§ **DIRECTIVE**
In the records below, find each line containing the word "this" and copy it.

##### PROVIDED ENTRIES #####

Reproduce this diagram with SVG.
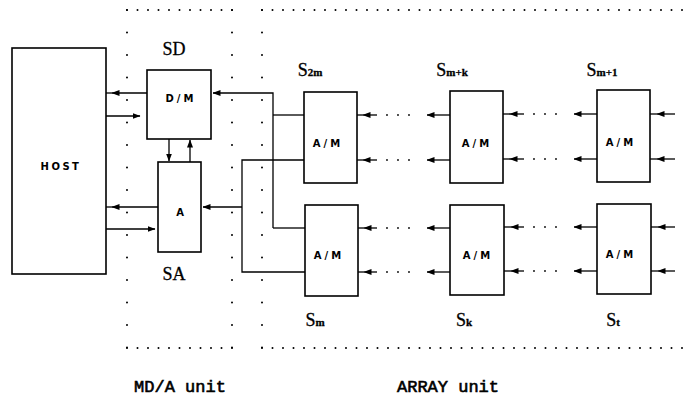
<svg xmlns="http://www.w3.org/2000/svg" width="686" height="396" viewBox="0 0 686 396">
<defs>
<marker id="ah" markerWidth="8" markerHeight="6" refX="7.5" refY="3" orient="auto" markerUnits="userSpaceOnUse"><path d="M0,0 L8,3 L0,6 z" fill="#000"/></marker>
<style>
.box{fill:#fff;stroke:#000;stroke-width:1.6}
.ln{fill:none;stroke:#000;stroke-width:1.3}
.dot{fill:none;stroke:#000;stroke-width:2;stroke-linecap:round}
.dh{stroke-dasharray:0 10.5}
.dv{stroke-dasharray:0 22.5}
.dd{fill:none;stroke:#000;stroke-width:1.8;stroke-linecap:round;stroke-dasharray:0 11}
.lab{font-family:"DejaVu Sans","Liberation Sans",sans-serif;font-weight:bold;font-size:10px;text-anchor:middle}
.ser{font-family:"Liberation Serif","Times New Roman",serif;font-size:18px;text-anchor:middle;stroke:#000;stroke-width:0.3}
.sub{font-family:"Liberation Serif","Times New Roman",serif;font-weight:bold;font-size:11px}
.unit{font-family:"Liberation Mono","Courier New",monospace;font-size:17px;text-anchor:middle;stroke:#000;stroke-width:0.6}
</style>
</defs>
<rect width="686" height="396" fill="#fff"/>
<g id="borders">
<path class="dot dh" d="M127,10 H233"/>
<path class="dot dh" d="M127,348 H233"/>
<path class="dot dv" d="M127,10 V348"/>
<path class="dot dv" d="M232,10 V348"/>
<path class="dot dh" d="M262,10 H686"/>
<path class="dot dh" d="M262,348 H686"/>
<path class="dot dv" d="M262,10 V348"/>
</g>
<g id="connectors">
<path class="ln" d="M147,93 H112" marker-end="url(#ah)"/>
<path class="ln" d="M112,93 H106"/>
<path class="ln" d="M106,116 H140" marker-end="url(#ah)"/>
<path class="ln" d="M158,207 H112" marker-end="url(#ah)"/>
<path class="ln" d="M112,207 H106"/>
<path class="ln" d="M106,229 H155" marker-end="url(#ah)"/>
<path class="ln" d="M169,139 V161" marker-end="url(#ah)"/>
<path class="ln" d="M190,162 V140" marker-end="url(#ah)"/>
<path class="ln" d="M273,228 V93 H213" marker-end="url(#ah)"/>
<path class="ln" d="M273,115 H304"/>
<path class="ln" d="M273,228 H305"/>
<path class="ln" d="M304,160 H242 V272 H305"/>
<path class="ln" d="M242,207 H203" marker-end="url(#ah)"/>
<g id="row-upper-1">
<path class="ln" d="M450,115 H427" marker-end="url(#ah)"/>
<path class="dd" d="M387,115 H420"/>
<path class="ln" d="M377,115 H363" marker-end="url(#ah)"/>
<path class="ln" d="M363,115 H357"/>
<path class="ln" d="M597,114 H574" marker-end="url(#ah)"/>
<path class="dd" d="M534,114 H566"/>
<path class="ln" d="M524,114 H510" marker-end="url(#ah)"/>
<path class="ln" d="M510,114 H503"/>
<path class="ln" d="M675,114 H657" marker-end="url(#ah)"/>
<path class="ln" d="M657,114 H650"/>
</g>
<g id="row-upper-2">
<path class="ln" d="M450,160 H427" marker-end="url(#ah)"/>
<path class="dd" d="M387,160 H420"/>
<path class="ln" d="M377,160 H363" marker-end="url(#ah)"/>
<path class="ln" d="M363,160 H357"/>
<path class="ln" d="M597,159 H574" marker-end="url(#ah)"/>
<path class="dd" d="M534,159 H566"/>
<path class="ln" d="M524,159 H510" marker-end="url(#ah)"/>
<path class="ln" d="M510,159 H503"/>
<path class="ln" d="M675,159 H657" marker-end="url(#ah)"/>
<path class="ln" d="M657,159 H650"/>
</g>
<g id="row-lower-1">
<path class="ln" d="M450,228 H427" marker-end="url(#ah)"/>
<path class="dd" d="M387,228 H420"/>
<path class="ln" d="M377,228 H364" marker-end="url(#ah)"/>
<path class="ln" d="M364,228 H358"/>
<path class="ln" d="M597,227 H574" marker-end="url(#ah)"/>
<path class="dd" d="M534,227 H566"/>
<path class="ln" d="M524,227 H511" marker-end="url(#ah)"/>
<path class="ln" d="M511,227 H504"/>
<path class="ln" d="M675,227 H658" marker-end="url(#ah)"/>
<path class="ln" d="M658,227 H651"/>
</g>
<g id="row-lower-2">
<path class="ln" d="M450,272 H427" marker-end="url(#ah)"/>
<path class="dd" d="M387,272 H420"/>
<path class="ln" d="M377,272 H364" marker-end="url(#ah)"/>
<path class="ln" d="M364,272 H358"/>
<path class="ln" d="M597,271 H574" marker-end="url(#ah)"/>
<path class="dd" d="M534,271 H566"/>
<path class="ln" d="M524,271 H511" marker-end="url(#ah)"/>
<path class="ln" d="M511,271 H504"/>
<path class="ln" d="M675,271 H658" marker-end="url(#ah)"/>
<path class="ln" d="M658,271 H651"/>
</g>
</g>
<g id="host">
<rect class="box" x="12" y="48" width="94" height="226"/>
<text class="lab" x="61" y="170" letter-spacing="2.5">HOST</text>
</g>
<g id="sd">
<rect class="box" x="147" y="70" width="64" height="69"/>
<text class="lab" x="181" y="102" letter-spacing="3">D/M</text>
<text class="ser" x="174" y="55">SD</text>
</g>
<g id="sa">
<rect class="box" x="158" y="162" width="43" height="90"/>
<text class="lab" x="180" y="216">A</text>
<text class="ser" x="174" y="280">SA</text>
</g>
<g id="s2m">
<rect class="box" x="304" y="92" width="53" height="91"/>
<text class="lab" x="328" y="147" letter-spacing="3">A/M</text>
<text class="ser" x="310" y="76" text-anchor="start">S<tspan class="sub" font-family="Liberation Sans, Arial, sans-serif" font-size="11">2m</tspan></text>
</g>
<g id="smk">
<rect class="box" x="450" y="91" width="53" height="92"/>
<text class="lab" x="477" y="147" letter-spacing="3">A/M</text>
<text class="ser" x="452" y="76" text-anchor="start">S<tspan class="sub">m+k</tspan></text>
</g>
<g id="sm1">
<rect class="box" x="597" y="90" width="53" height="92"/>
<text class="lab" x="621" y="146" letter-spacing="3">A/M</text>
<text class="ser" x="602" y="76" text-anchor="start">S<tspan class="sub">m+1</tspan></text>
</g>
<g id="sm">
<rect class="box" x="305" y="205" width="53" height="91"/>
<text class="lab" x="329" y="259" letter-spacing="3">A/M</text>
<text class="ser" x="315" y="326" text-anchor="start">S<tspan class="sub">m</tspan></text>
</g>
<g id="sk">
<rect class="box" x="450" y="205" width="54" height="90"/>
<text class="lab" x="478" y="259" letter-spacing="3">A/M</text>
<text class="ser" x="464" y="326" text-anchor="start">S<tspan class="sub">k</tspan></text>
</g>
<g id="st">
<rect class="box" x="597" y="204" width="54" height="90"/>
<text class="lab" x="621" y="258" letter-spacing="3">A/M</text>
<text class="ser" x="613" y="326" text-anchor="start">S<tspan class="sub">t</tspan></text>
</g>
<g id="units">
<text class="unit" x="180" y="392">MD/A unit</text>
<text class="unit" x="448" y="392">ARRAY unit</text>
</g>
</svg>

#####
##### PROVIDED ENTRIES #####

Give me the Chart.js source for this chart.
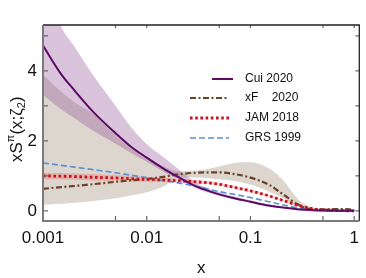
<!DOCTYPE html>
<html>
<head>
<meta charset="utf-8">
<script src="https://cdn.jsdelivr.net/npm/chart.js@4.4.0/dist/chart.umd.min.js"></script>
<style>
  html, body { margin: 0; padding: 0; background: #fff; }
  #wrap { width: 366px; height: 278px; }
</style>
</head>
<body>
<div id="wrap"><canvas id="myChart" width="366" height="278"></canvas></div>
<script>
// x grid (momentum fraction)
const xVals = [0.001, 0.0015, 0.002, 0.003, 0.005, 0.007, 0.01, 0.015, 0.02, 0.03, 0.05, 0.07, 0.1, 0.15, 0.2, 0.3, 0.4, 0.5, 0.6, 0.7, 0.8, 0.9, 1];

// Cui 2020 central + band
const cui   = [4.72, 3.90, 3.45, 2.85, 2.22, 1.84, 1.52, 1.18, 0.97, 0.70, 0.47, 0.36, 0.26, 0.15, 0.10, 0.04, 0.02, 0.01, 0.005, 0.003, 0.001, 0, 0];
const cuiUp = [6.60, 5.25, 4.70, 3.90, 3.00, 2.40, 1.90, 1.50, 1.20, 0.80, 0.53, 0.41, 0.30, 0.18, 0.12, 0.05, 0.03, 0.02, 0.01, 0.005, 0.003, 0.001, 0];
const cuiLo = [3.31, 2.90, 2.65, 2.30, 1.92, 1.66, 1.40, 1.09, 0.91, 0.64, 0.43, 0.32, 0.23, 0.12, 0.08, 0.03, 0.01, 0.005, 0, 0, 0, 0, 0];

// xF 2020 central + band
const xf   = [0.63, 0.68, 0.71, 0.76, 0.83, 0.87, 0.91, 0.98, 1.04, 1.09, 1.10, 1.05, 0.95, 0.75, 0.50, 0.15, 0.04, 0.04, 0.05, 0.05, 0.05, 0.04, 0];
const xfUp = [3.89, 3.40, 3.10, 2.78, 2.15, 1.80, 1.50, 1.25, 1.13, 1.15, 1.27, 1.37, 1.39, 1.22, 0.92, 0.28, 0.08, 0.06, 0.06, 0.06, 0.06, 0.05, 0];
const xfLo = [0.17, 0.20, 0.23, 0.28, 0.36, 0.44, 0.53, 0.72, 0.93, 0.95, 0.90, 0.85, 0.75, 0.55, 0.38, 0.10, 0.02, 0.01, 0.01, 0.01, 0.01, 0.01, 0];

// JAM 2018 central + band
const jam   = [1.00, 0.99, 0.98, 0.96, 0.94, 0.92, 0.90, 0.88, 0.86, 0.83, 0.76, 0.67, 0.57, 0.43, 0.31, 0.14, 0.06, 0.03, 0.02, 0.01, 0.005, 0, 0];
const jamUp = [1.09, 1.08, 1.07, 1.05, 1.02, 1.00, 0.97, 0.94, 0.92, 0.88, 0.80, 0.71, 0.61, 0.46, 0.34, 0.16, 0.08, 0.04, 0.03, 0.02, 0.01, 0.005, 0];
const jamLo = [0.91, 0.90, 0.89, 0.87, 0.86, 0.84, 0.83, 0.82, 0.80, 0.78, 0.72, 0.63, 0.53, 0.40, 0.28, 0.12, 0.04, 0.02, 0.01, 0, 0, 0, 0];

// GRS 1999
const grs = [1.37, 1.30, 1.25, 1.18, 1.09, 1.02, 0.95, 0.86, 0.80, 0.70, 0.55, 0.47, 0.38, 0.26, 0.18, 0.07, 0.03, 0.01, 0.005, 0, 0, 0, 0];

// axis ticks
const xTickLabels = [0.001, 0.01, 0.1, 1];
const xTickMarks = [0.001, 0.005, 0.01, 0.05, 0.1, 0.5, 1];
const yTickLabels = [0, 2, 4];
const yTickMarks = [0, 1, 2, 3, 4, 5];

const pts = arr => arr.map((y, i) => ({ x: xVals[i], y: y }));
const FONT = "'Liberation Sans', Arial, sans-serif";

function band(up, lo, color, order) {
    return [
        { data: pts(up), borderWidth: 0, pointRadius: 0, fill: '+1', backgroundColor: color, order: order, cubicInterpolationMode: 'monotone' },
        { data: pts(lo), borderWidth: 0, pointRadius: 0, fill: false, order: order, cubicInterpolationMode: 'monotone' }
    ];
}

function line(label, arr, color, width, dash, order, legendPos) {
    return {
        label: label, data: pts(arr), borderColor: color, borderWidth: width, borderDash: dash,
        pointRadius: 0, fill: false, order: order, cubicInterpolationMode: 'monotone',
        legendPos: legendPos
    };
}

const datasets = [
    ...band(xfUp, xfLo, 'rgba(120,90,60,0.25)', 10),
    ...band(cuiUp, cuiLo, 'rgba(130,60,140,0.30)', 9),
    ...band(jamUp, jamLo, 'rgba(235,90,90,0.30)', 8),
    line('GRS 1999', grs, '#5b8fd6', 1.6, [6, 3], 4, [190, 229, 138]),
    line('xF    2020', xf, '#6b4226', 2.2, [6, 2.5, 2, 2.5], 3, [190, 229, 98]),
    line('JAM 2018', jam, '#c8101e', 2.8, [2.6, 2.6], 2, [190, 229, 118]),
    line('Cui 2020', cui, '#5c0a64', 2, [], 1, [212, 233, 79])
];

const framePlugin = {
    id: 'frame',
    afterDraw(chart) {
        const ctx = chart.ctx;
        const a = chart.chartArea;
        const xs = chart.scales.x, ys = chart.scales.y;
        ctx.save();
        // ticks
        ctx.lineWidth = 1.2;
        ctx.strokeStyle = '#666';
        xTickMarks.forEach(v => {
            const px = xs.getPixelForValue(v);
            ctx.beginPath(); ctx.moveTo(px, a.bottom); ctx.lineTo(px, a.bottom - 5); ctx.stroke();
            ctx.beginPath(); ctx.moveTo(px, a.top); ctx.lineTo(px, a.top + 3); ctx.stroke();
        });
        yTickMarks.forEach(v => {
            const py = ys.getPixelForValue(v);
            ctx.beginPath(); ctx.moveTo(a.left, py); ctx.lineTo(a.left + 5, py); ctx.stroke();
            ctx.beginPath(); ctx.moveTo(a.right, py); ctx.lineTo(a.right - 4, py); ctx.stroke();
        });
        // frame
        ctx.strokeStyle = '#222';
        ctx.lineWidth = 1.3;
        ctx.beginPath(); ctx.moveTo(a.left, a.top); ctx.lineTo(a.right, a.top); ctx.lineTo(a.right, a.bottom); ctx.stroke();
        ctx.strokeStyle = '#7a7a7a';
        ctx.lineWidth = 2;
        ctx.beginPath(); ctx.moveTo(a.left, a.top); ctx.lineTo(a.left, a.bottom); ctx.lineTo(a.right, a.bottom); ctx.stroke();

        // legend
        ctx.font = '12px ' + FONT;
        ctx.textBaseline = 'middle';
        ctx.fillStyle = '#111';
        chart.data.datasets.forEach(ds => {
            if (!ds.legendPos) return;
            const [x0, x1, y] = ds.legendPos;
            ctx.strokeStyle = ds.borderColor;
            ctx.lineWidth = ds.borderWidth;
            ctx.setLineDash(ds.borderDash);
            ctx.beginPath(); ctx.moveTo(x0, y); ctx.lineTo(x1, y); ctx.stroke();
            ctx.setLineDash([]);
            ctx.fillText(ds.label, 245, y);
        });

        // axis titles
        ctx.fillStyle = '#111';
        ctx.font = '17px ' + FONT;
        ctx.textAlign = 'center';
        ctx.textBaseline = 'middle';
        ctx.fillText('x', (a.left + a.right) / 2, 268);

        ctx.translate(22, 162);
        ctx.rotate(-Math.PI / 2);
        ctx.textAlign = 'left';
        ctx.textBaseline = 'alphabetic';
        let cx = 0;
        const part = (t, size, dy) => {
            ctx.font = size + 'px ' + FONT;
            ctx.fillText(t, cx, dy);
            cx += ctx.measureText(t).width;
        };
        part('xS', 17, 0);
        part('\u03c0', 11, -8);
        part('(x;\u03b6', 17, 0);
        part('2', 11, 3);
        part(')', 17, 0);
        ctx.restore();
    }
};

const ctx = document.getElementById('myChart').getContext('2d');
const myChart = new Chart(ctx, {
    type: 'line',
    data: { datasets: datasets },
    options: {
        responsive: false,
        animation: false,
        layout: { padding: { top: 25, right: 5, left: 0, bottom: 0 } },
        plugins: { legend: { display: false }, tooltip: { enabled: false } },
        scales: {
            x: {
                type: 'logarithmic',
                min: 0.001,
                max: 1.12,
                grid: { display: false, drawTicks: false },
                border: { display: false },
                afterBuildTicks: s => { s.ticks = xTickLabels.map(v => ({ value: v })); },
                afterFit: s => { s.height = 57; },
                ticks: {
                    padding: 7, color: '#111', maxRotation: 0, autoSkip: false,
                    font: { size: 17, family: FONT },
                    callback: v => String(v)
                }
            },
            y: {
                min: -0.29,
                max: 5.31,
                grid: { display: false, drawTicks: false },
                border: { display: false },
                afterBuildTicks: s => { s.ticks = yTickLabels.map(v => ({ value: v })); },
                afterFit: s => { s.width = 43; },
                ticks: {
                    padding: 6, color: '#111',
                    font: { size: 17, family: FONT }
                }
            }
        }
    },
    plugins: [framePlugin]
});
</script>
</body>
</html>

#####
##### PROVIDED ENTRIES #####

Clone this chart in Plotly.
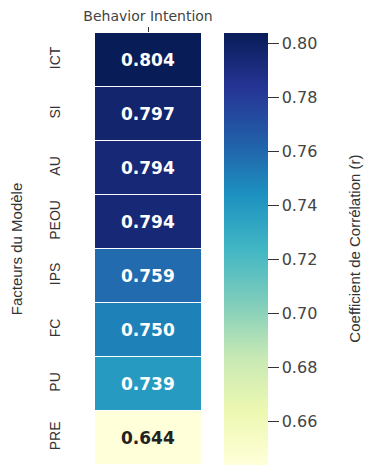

#####

§ **RIGHT ANSWER**
Reproduce this diagram with SVG.
Give me the Chart.js source for this chart.
Clone this chart in Plotly.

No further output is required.